È difficile da ammettere, ma ho la testa in marmo antico di un centurione romano da 136 kg in bagno. E la è colpa di David Bowie. Per la statua e il bagno.
Al college, tra la protesta contro l’apartheid in Sudafrica e il fumo delle sigarette ai chiodi di garofano, io e i miei amici ci nutrivamo costantemente di Bowie. Dai video musicali di China Girl e Let’s Dance alla routine di Klaus Nomi sulle note di The Man Who Sold the World al Saturday Night Live, fino a Miriam si sveglia a mezzanotte di Tony Scott del 1983. Quel film evoca risatine e fa alzare gli occhi al cielo adesso, ma all’epoca Bowie ci stava mostrando un’uscita aggraziata dal punk per addentrarci in… questo, una vita tra statue antiche e tende vaporose. Con tanto di musica Bauhaus e violoncello, lampadari di cristallo e sangue che esce da giugulari recise.
Dopo la laurea nel 1986, a 23 anni ho lavorato come reporter in un giornale di periferia. Portland ha una strada segreta chiamata Trinity Place, lunga un isolato e fiancheggiata da case squallide che un tempo erano grandiose. Il diploma in giornalismo non era un biglietto per fare soldi. Grandi prestiti al college, sì, ma guidavo ancora la Ford Pinto che avevo comprato, usata, al liceo e vivevo in un seminterrato di un edificio che sembrava Downton Abbey. Lo Stadio Civico si trova a circa un isolato da Trinity Place, e quell’estate la città consentiva di organizzare alcuni concerti rock nello stadio nonostante le lamentele per il rumore. Così, un sabato pomeriggio ho sentito Bowie cantari primi versi di Young Americans dalla finestra. La musica si è fermata. Mi sono accucciato. I vicini si sono uniti a me con la birra. E la stessa canzone è ricominciata.
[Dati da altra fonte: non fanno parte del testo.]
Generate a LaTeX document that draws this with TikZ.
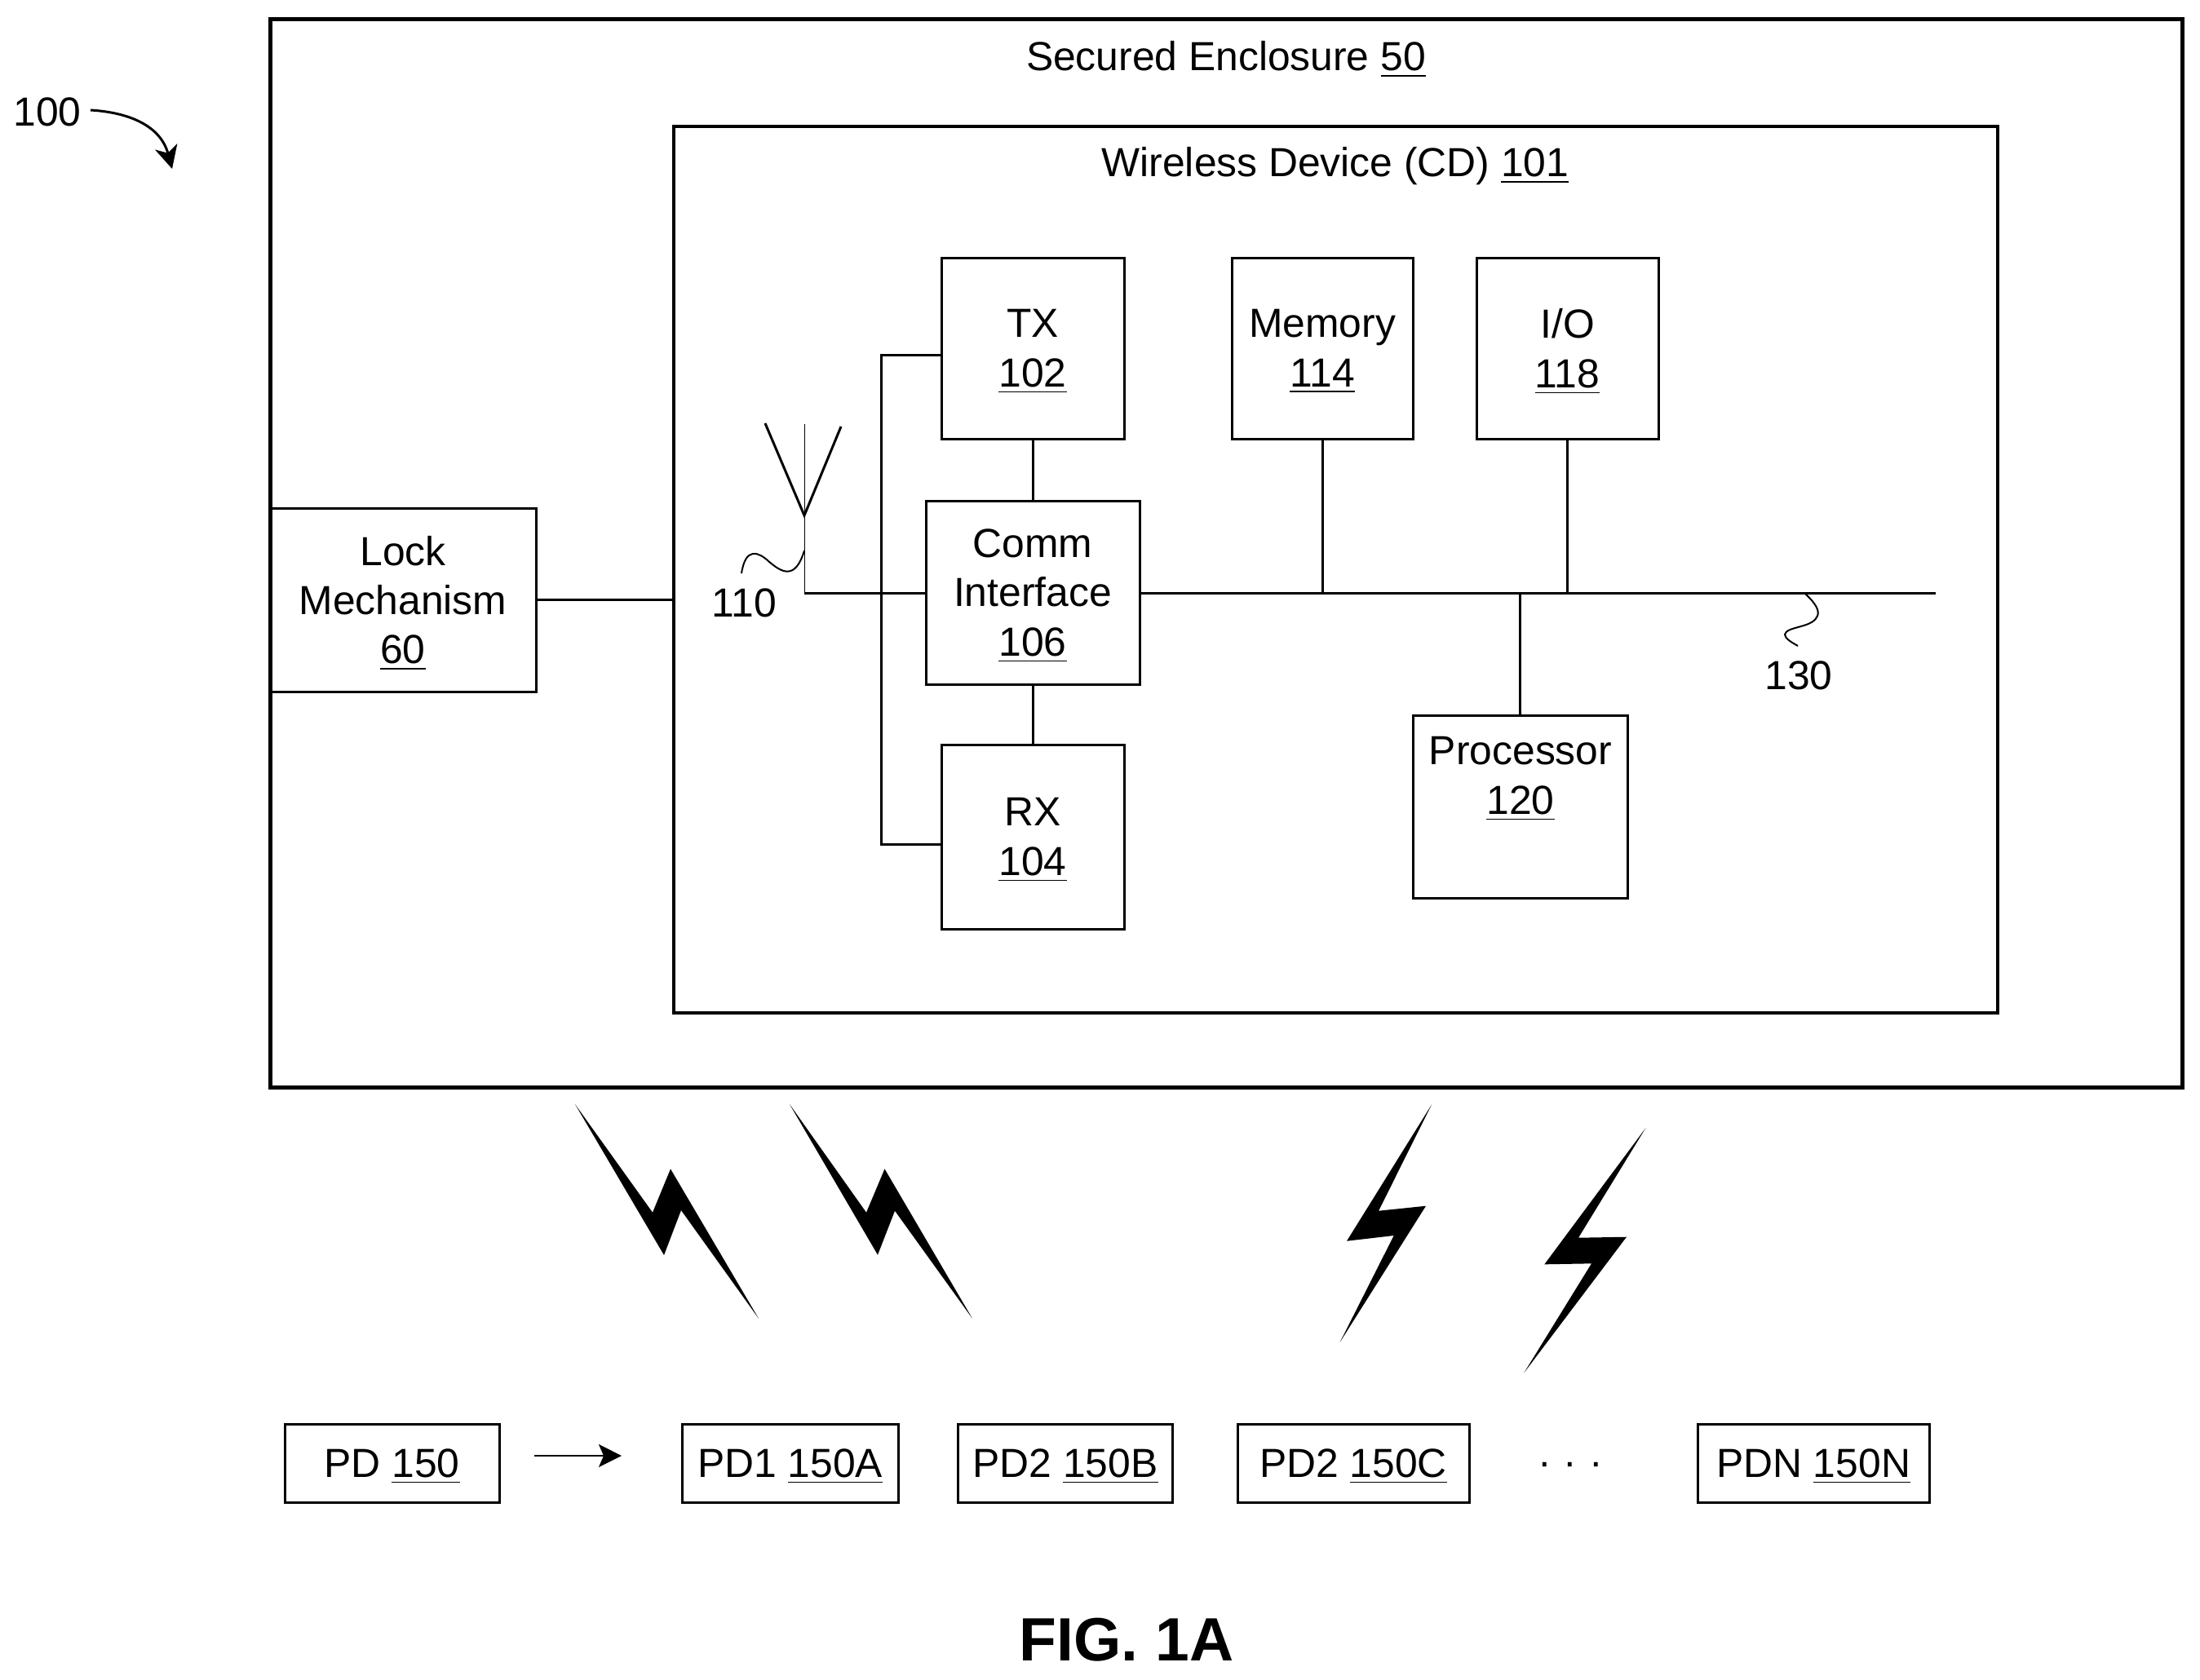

David Bowie stava facendo il soundcheck per l’esibizione di quella sera durante il Serious Moonlight Tour. Cantava Young Americans e si fermava. Quindi ripartiva dall’inizio. Ancora ed ancora. Per tutto il pomeriggio, io e i miei amici ci sentivamo come in un video musicale, mentre ballavamo sulla nostra perfetta backlot di Hollywood, bevendo birra e godendoci un concerto a cui nessuno di noi poteva permettersi di partecipare. La canzone a ripetizione, la birra e il sole erano ipnotici.
Una decina di anni dopo, la mia carriera di reporter non aveva portato da nessuna parte. A quel tempo scrivevo segretamente libri e cercavo un editore. Uno dei più celebri, Gerald Howard, faceva un’apparizione a una conferenza di scrittori a Everett, Washington. I “ragazzi di Gerry”, come venivano chiamati, erano famosi. La sua scuderia aveva incluso Irvine Welsh, Bret Easton Ellis, David Foster Wallace, Jim Carroll e io volevo unirmi alla band. Non potevo permettermi di partecipare alla conferenza, ma l’ho rintracciato in un bar dell’hotel dove era circondato, a tre livelli, da aspiranti romanzieri. Qualche rivelazione: indossavo una camicia vaporosa da pirata residuo dei miei giorni alla Adam Ant, un indumento che una gentile scrittrice anziana aveva chiamato “una bella blusa”. Non riuscivo ad avvicinarmi a Gerry Howard, quindi ho chiesto al barista di cambiarmi 10 dollari in quarti, li ho inseriti nel jukebox e ho selezionato la stessa canzone quaranta volte. Era Young Americans, un brano che avrei potuto ascoltare per sempre su un’isola deserta. La maggior parte delle persone era seccata. Presto tutti se n’erano andati e io avevo Gerry tutto per me. Alla fine gli ho venduto Fight Club e altri 15 libri. Ancora oggi, lui non ricorda quella canzone, che suonava ancora e ancora e gli hater che mi odiavano mentre lasciavano il bar.
Cosa ho comprato con i soldi del libro? La bella vita, ovviamente, modellata dal vampiro David Bowie. Statue antiche in marmo. Tende gonfie e di classe. E, sì, un bagno. Grazie signor Bowie. Eri il mio modello, il mio eroe e il mio salvatore. Mi mancherai tantissimo.